**EXERCISE TASK**
Scan the records and identify every line in which the string "page" occurs, then return those lines.

Charts and diagrams as code:
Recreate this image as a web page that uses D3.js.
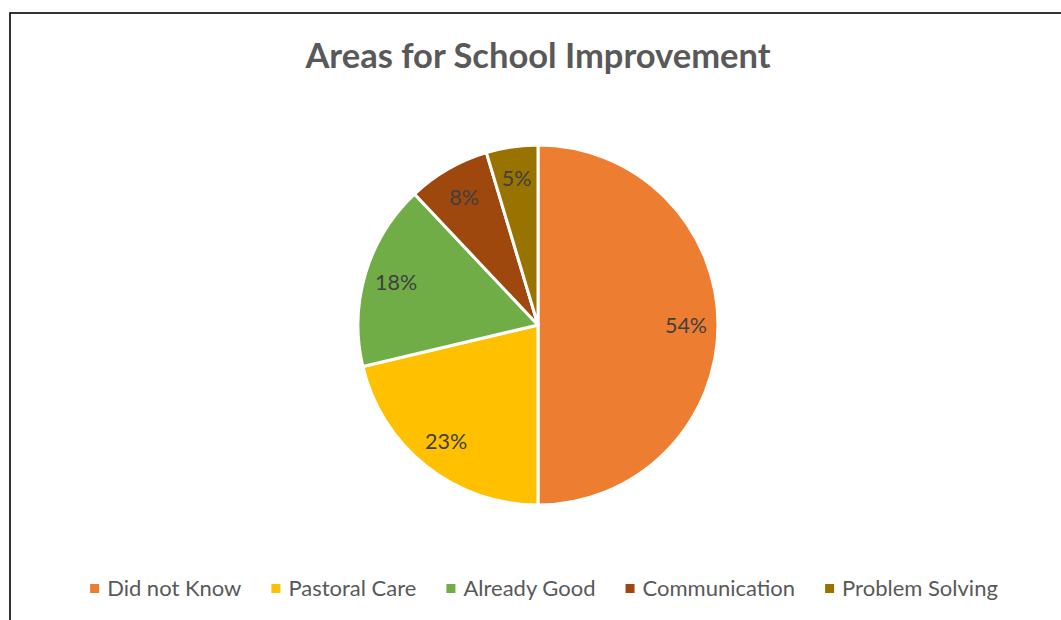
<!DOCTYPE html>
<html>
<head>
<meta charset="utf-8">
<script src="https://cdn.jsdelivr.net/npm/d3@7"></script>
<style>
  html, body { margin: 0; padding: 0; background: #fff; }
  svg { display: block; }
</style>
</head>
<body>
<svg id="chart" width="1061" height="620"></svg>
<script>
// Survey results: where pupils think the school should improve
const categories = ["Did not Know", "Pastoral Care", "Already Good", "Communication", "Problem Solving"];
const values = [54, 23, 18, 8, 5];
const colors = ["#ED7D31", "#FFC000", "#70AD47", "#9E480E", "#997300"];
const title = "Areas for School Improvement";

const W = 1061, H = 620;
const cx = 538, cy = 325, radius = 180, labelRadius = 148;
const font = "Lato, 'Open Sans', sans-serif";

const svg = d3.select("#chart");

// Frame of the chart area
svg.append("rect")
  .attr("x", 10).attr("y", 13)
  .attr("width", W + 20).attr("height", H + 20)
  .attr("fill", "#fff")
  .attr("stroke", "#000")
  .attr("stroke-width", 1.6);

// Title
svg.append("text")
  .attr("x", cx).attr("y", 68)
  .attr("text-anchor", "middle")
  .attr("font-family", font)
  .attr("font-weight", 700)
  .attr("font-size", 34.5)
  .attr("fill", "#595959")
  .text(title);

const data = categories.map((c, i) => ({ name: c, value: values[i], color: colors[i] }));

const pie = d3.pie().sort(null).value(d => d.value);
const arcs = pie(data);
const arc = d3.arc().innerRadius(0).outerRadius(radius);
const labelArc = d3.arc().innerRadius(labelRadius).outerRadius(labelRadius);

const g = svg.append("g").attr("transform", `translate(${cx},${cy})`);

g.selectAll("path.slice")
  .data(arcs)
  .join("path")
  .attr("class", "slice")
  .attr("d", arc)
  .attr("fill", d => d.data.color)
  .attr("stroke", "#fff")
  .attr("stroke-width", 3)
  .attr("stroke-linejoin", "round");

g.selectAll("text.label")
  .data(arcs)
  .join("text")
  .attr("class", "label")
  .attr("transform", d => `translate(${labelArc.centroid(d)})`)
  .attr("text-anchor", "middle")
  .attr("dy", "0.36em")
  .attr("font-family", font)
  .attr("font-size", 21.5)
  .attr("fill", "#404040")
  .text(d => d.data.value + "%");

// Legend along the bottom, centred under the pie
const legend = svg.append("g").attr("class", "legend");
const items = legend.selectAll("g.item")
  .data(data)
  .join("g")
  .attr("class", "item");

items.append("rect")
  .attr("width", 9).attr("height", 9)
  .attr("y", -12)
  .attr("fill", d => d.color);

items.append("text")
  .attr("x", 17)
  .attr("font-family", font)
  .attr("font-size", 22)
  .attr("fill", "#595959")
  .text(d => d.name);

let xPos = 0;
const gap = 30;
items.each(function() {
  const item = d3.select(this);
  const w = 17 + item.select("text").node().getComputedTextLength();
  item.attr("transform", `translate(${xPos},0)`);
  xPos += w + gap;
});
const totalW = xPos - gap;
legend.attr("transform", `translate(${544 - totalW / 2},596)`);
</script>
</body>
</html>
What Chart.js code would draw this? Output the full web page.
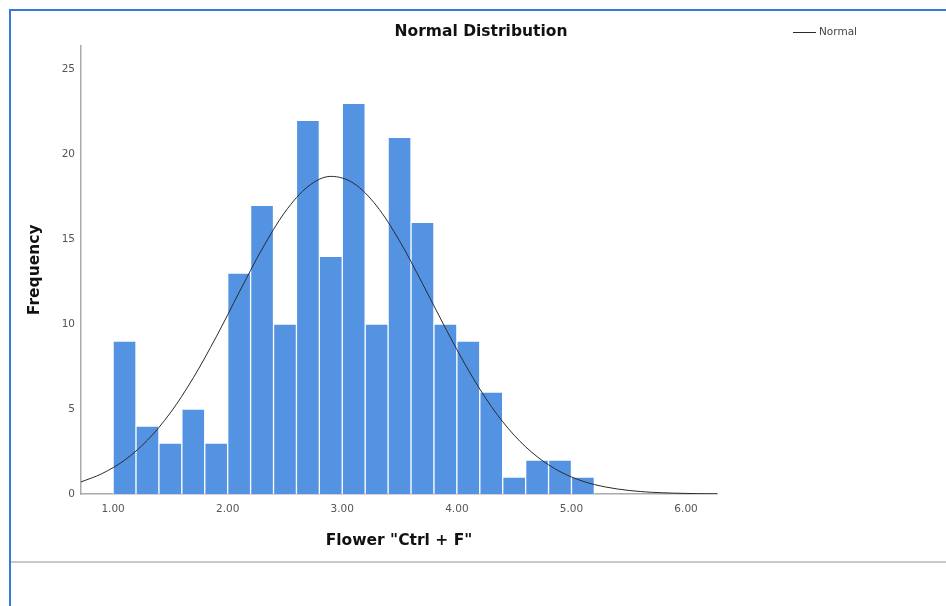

**WRITTEN ANSWER**
Recreate this image as a web page that uses D3.js.
What Chart.js code would draw this? Output the full web page.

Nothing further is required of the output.